Even though Harvey didn’t affect the D/FW area directly, chances are you know someone working or residing in the Houston area. As much as we might try to shield our little people from such frightening news as a monster storm or two threatening our coasts, they are sensitive little beings.
They pick up on our stress and worry.
It may seem counter-intuitive, but sometimes shielding children from the news can be more stressful to them than letting them in on the secret.
Talk to them
This is not to suggest snuggling up for a marathon session of WeatherChannel coverage. Without care, 24/7 weather can traumatize anyone. But you can take the opportunity to let your child know why Harvey and Irma are different from the average storm they hear outside.
Talk to them about the storm, what a hurricane is, and maybe explore different ideas they might have about the storm. This helps them put things in perspective and gives them the opportunity to ask you their questions about what they’ve heard.
When they think it’s a forbidden subject, they feel afraid to bring it up and the rumors they hear in the classroom can blow into epic proportions.
Instead of allowing their imaginations to run wild, giving your child real knowledge about what’s going on helps them better process the emergency and feel more confident in their ability to comprehend.
As much as we don’t like to think about it, these kinds of emergencies can happen to any of us at any time. Of course, we want to keep our children safe at all times and don’t plan to ever be separated from them when emergency strikes.
The tricky part of emergencies, though, is that we don’t get to control much of the situation.
To keep our children as safe as we can, we should also take opportunities such as this to teach them age-appropriate emergency planning.
For very young children, make sure you keep photo identification with their belongings that includes images of family members as well as the child herself.

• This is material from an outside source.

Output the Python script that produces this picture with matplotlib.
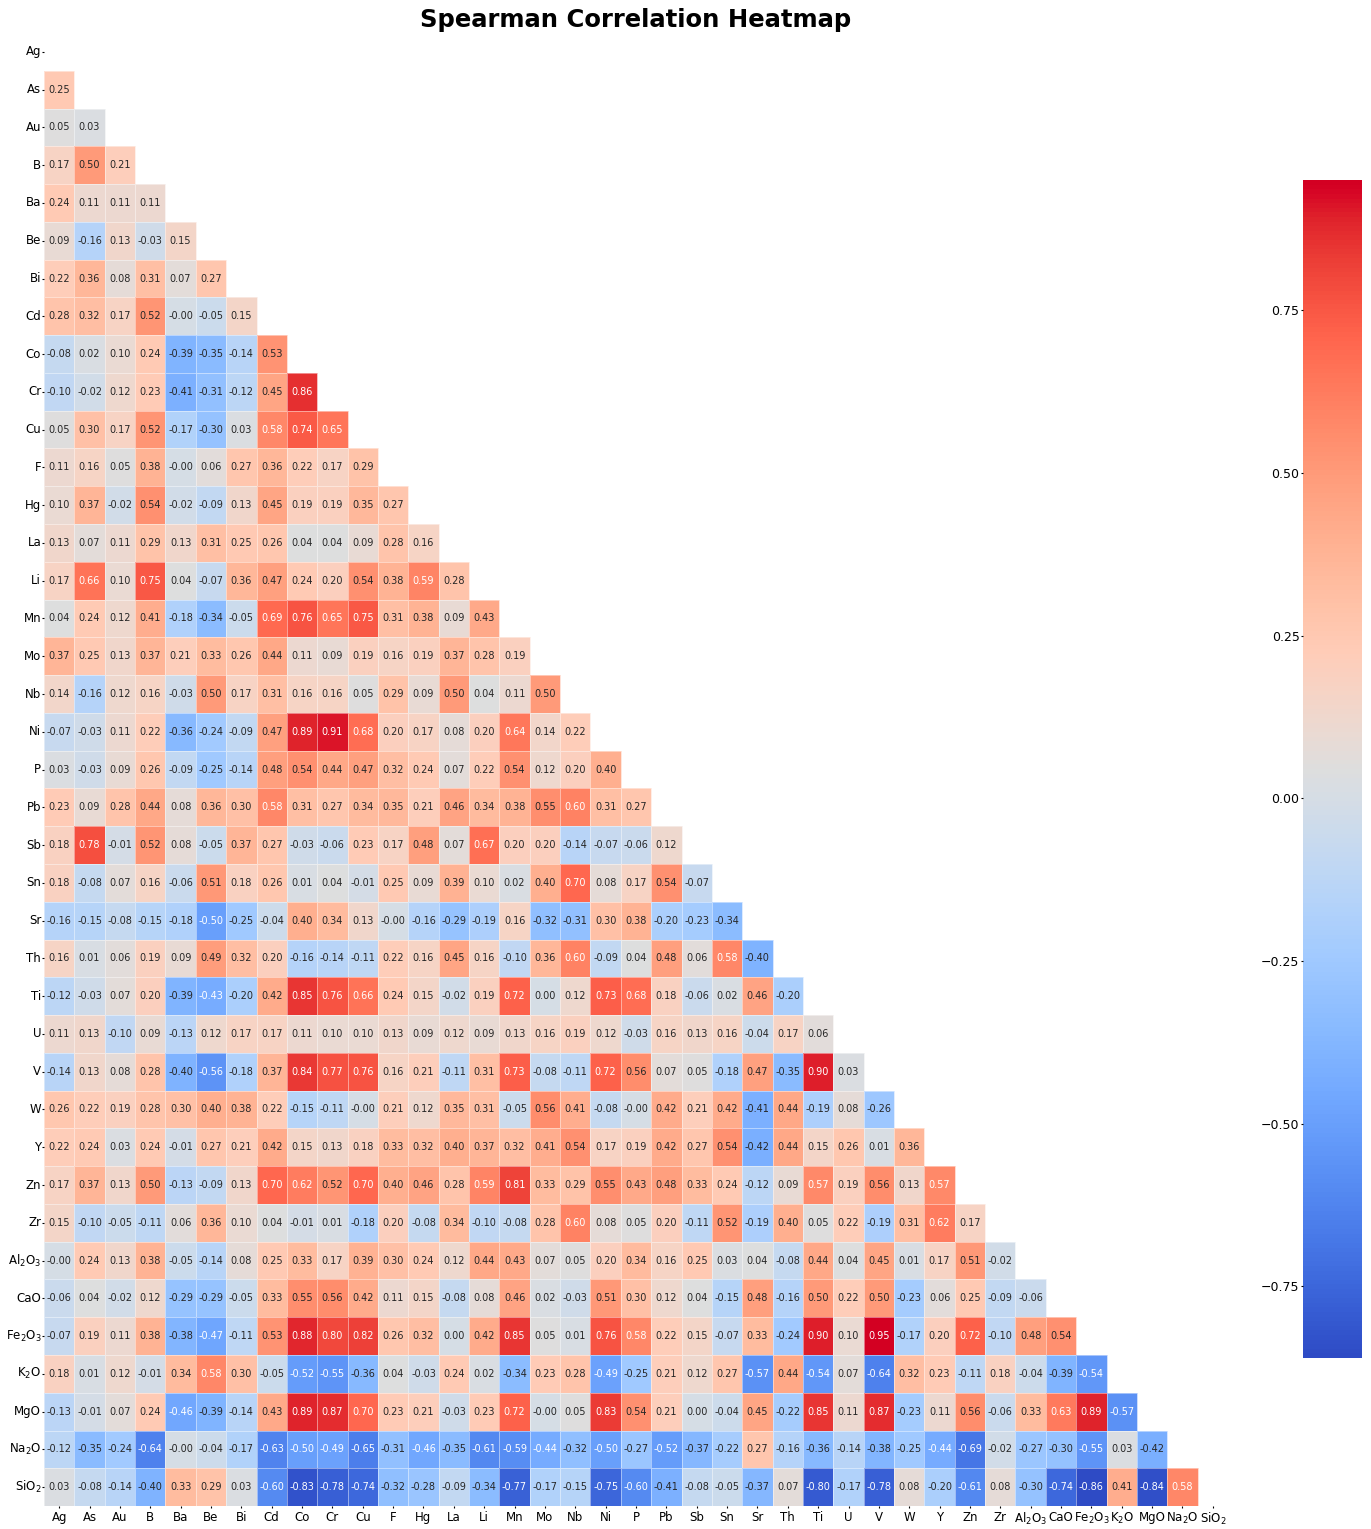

In the most extreme of emergencies, this helps adults unfamiliar with the children ensure they are reunited with their families as soon as possible. Include contact information for yourself as well as for close relatives living outside our region.
As your child becomes a preschooler, it becomes possible to talk with him about home safety and what kinds of emergencies might require him to leave the house on his own, maybe even through the window if the door is hot.
Have a meeting place established where each member of the family knows to go to check in and be sure your little one knows what to do if he gets there first. Make a game of practicing how to escape the house and get to the checkpoint first.
Remember, the idea is to provide your child with confidence that they can handle an emergency while keeping them safe by giving them the tools they need to handle the situation.